The bonds pay a 4% coupon and the notes were reoffered at 99.387 to yield 4.137% to October 27, 2016. There is a change of control put at par if the Korean government ceases to own at least 51% of KNOC.

“We hope it tightens in secondary and gives investors confidence in buying into new issues,” said one banker away from the deal. “There have been deals printing in other parts of the world but we haven’t seen much issuance out of Asia which is frustrating.”

The bonds performed in secondary this morning, with the new KNOC bonds tightening to Treasuries plus 295bp/293bp, about 15bp inside the Treasuries plus 310bp issue spread.

Despite the deal gathering strong demand, last night bankers were not proclaiming the Asian dollar bond market open. “I don’t think this opens the market. We are still at the mercy of the situation in Europe and the US,” said one banker on the deal. “What this shows is that there are windows of opportunity. But if the markets tank, this window will shut again.”

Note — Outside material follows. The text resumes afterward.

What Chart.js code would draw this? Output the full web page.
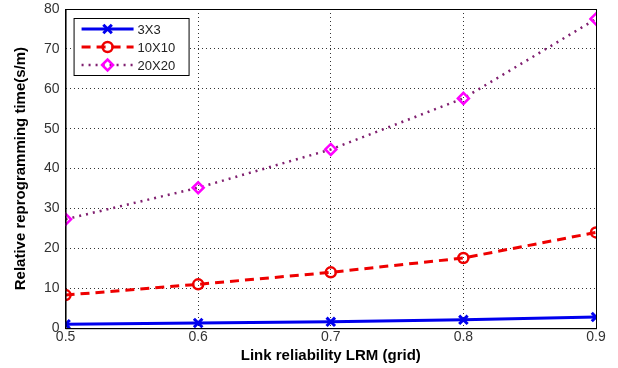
<!DOCTYPE html>
<html>
<head>
<meta charset="utf-8">
<script src="https://cdn.jsdelivr.net/npm/chart.js@4/dist/chart.umd.min.js"></script>
<style>
  html, body { margin: 0; padding: 0; background: #fff; }
  #wrap { width: 618px; height: 368px; }
</style>
</head>
<body>
<div id="wrap"><canvas id="chart" width="618" height="368"></canvas></div>
<script>
var xValues = [0.5, 0.6, 0.7, 0.8, 0.9];
var grid3 = [1.0, 1.3, 1.6, 2.1, 2.8];
var grid10 = [8.3, 11.0, 14.0, 17.6, 24.0];
var grid20 = [27.3, 35.2, 44.8, 57.6, 77.5];
var seriesNames = ["3X3", "10X10", "20X20"];

function pts(ys) {
  return ys.map(function (y, i) { return { x: xValues[i], y: y }; });
}

// box around plot + legend in top-left corner, like matlab
var frameAndLegend = {
  id: 'frameAndLegend',
  afterDraw: function (chart) {
    var ctx = chart.ctx, a = chart.chartArea;
    ctx.save();
    ctx.strokeStyle = '#000';
    ctx.lineWidth = 1;
    ctx.setLineDash([]);
    ctx.strokeRect(a.left + 0.5, a.top + 0.5, a.right - a.left, a.bottom - a.top);

    var lx = a.left + 8, ly = a.top + 9, lw = 115, lh = 57;
    ctx.fillStyle = '#fff';
    ctx.fillRect(lx, ly, lw, lh);
    ctx.strokeRect(lx + 0.5, ly + 0.5, lw, lh);
    ctx.font = '13px Arial, "Liberation Sans", sans-serif';
    ctx.textBaseline = 'middle';
    chart.data.datasets.forEach(function (ds, i) {
      var yy = ly + 11 + i * 18;
      ctx.save();
      ctx.strokeStyle = ds.borderColor;
      ctx.lineWidth = ds.borderWidth;
      ctx.setLineDash(ds.borderDash || []);
      ctx.beginPath();
      ctx.moveTo(lx + 8, yy);
      ctx.lineTo(lx + 60, yy);
      ctx.stroke();
      ctx.setLineDash([]);
      ctx.strokeStyle = ds.pointBorderColor;
      ctx.fillStyle = 'rgba(0,0,0,0)';
      ctx.lineWidth = ds.pointBorderWidth;
      Chart.helpers.drawPoint(ctx, { pointStyle: ds.pointStyle, radius: ds.pointRadius, borderWidth: ds.pointBorderWidth }, lx + 34, yy);
      ctx.restore();
      ctx.fillStyle = '#222';
      ctx.fillText(ds.label, lx + 64, yy + 1);
    });
    ctx.restore();
  }
};

new Chart(document.getElementById('chart').getContext('2d'), {
  type: 'line',
  data: {
    datasets: [
      {
        label: seriesNames[0],
        data: pts(grid3),
        borderColor: '#0000ee',
        borderWidth: 3,
        pointStyle: 'crossRot',
        pointRadius: 6,
        pointBorderWidth: 3,
        pointBorderColor: '#0000ee',
        pointBackgroundColor: 'rgba(0,0,0,0)'
      },
      {
        label: seriesNames[1],
        data: pts(grid10),
        borderColor: '#ee0000',
        borderWidth: 3,
        borderDash: [9, 6],
        pointStyle: 'circle',
        pointRadius: 5,
        pointBorderWidth: 2.5,
        pointBorderColor: '#ee0000',
        pointBackgroundColor: 'rgba(0,0,0,0)'
      },
      {
        label: seriesNames[2],
        data: pts(grid20),
        borderColor: '#802070',
        borderWidth: 2.5,
        borderDash: [2, 5],
        pointStyle: 'rectRot',
        pointRadius: 5.5,
        pointBorderWidth: 2.5,
        pointBorderColor: '#ff00ff',
        pointBackgroundColor: 'rgba(0,0,0,0)'
      }
    ]
  },
  plugins: [frameAndLegend],
  options: {
    responsive: false,
    animation: false,
    layout: { padding: { left: 12, right: 22, top: 8, bottom: 3 } },
    plugins: {
      legend: { display: false },
      tooltip: { enabled: false }
    },
    scales: {
      x: {
        type: 'linear',
        min: 0.5,
        max: 0.9,
        ticks: {
          stepSize: 0.1,
          color: '#333',
          padding: 1,
          font: { family: 'Arial, "Liberation Sans", sans-serif', size: 14 },
          callback: function (v) { return v.toFixed(1); }
        },
        grid: { color: '#333', drawTicks: false },
        border: { display: true, color: '#000', dash: [1, 3] },
        title: {
          display: true,
          text: 'Link reliability LRM (grid)',
          color: '#000',
          padding: { top: 0, bottom: 0 },
          font: { family: 'Arial, "Liberation Sans", sans-serif', size: 15, weight: 'bold' }
        }
      },
      y: {
        min: 0,
        max: 80,
        afterFit: function (scale) { scale.paddingTop = 0; },
        ticks: {
          stepSize: 10,
          color: '#333',
          padding: 6,
          font: { family: 'Arial, "Liberation Sans", sans-serif', size: 14 }
        },
        grid: { color: '#333', drawTicks: false },
        border: { display: true, color: '#000', dash: [1, 3] },
        title: {
          display: true,
          text: 'Relative reprogramming time(s/m)',
          color: '#000',
          padding: { top: 0, bottom: 8 },
          font: { family: 'Arial, "Liberation Sans", sans-serif', size: 15, weight: 'bold' }
        }
      }
    }
  }
});
</script>
</body>
</html>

KNOC was willing to pay a decent new issue premium. Its outstanding KNOC 2015s were trading at Treasuries plus 270bp and based on the initial guidance, the new issue premium was said to be between 30bp to 50bp.

KNOC also ticked the right boxes with investors. It is an investment-grade issuer (rated A1 by Moody’s and A by S&P) and its status as the government’s policy arm executing oil-related policy roles helped reassure investors.

“The operational and financial linkage leads to KNOC’s credit profile being closely linked with that of the Korean government and also enables KNOC to enjoy strong access to the debt markets,” said Mic Kang, Moody’s vice-president and senior analyst in a report.

It is also focused on the absolute yield rather than pricing as a spread over Treasuries. This helps in current market conditions, where spreads have widened but overall yields remain low. Furthermore, the company has funding needs to meet. Its recent acquisitions of Canada’s Harvest Energy Trust for W3.7 trillion ($3.3 billion) in December 2009 and British-based Dana Petroleum for W3.4 trillion ($3 billion) in October 2010 have raised its leverage, Moody’s also noted in the report.

The notes were issued under KNOC’s global medium term notes programme, which was upsized to $6 billion from $4 billion last month.